• **Work to be completed**: Only the lines from the start of the data below through the line that contains "period = list(range(10, 51))" are to be copied, exactly and without pictures.

• **Supplied material**:
--- Begin ---

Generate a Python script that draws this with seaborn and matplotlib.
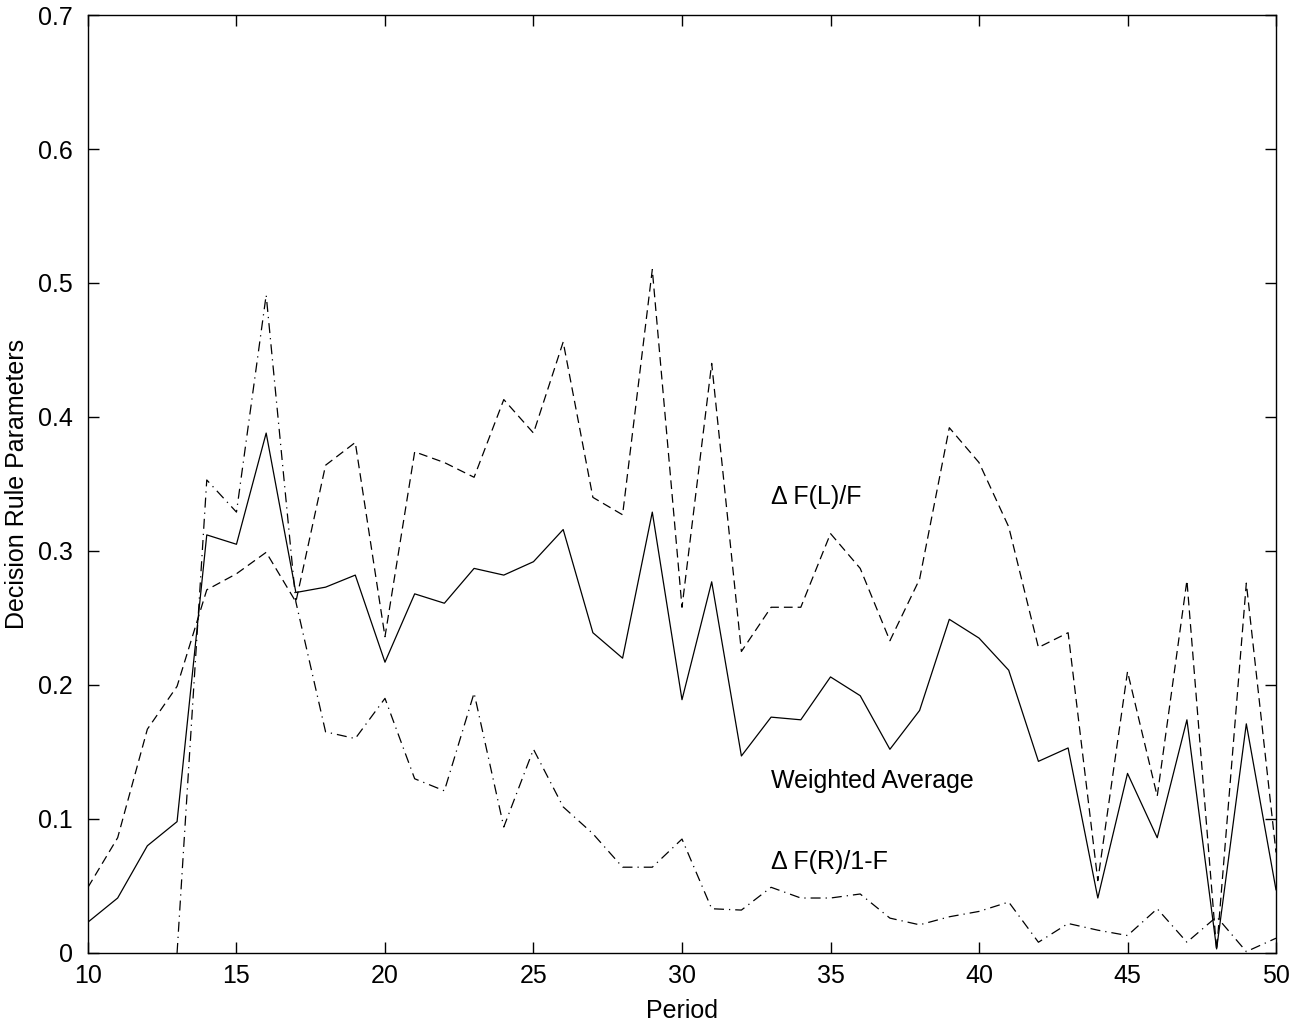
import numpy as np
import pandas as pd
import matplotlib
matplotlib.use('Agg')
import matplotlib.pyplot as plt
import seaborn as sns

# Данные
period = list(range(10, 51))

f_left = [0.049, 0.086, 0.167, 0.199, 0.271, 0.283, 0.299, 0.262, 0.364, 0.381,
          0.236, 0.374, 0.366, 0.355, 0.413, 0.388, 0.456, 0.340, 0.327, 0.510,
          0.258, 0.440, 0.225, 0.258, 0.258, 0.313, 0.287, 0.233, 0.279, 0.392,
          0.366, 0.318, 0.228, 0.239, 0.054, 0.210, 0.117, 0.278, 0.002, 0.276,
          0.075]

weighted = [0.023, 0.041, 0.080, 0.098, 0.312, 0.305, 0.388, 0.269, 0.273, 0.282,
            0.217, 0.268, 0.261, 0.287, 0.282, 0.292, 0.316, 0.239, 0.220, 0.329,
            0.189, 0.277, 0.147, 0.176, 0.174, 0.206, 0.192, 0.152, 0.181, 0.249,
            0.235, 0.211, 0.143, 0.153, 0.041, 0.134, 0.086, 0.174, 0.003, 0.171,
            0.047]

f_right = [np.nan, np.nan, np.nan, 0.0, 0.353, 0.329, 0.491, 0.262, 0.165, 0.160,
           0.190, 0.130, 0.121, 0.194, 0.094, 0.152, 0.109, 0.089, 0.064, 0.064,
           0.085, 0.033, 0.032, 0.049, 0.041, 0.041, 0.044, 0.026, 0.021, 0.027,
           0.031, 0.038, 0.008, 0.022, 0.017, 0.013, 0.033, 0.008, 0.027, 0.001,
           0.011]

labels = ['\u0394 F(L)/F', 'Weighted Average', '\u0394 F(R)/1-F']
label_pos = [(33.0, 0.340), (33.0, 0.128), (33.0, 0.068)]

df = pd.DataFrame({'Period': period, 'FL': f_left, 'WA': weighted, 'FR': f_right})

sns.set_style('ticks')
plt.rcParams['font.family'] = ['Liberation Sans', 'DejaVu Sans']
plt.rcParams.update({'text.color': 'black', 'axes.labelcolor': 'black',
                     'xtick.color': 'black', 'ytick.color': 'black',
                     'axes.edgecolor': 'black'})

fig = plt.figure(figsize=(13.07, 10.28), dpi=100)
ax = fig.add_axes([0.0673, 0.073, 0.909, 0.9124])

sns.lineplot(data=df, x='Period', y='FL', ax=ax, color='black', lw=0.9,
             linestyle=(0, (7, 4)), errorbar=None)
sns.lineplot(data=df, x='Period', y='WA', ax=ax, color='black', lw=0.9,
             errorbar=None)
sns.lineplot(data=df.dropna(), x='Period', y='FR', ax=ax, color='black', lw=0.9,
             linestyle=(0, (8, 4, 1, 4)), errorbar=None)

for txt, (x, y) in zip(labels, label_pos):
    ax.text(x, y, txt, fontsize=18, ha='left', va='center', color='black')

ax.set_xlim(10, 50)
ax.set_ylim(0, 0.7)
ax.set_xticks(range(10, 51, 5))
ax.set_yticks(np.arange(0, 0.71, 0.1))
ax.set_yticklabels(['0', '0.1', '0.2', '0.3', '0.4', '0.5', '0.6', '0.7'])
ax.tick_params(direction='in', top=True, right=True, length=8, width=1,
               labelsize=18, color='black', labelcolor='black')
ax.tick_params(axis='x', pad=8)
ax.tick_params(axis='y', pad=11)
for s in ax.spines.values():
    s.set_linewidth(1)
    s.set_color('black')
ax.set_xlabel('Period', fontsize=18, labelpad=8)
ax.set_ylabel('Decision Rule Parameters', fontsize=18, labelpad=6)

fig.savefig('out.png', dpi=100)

--- End ---

• **Solution to this task**:
Generate a Python script that draws this with seaborn and matplotlib.
import numpy as np
import pandas as pd
import matplotlib
matplotlib.use('Agg')
import matplotlib.pyplot as plt
import seaborn as sns

# Данные
period = list(range(10, 51))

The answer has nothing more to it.